Marjorie Kauffmann, presidente da Fundação Estadual de Proteção Ambiental (Fepam), órgão responsável pelos licenciamentos, já afirmou a GaúchaZH que entre 25 e 30 atividades com potencial de poluição baixo, médio e alto possam operar por autolicenciamento no RS. A abrangência proposta é superior ao que é feito em SC e na BA, onde o sistema é usado em duas atividades em cada Estado.
Ceará aplica licenciamento "quase automático"
O Ceará também tem experiência nessa área, mas impôs limites ao modelo. Diferentemente do que ocorre em SC e BA, o órgão ambiental cearense confere se as informações enviadas pelo empreendedor pela internet estão adequadas. Com isso, a licença é entregue em até duas semanas, conforme a Superintendência do Meio Ambiente do Ceará (Semace).
O sistema, implementado em junho deste ano, vale para 33 atividades produtivas. Na lista, estão atividades como panificação, coleta e transporte de resíduos perigosos, revenda de gás, lavagem de veículos.

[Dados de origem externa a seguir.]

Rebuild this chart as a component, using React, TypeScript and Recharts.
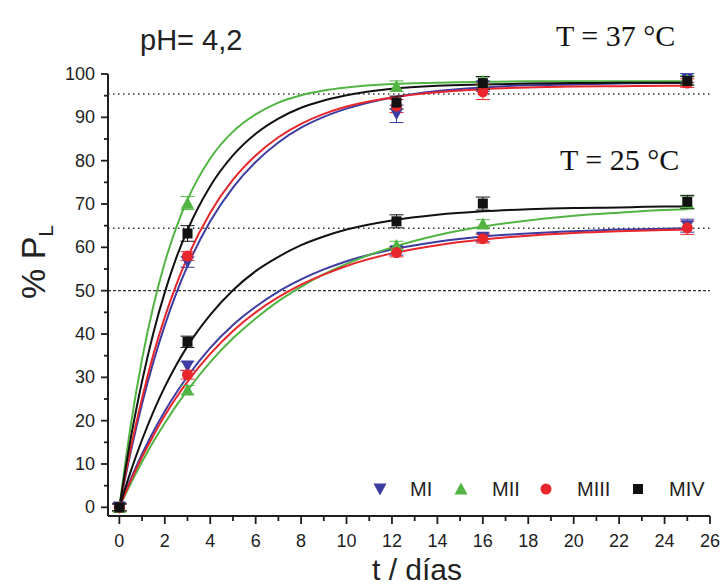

— Aqui no Ceará decidimos que o autolicenciamento não é automático. É feita uma análise da documentação apresentada. É uma segurança tanto para o empreendedor, quanto para o órgão ambiental. A gente entende que essa documentação pode ser analisada sem tanto prejuízo de tempo — explica o superintendente do órgão ambiental cearense, Carlos Albeto Mendes.
A proposta de autolicenciamento no Ceará foi definida por resolução do conselho estadual e não por lei. Conforme o governo cearense, atualmente comando do PT, não houve disputa ideológica sobre o tema e, no colegiado, a proposta foi aprovada por unanimidade.
O Ministério Público cearense, que não participou da votação, tem histórico contrário ao autolicenciamento. Em discussão recente sobre o licenciamento em Fortaleza, emitiu parecer contrário. Conforme a promotora de Justiça Jacqueline Faustino, coordenadora do Centro de Apoio Operacional do Meio Ambiente, a tendência é que órgão também leve o assunto à Justiça.
— O nosso entendimento é que a autodeclaração é inconstitucional. O que não fizemos ainda é ajuizar ação. A análise está sendo realizada — ponderou a promotora.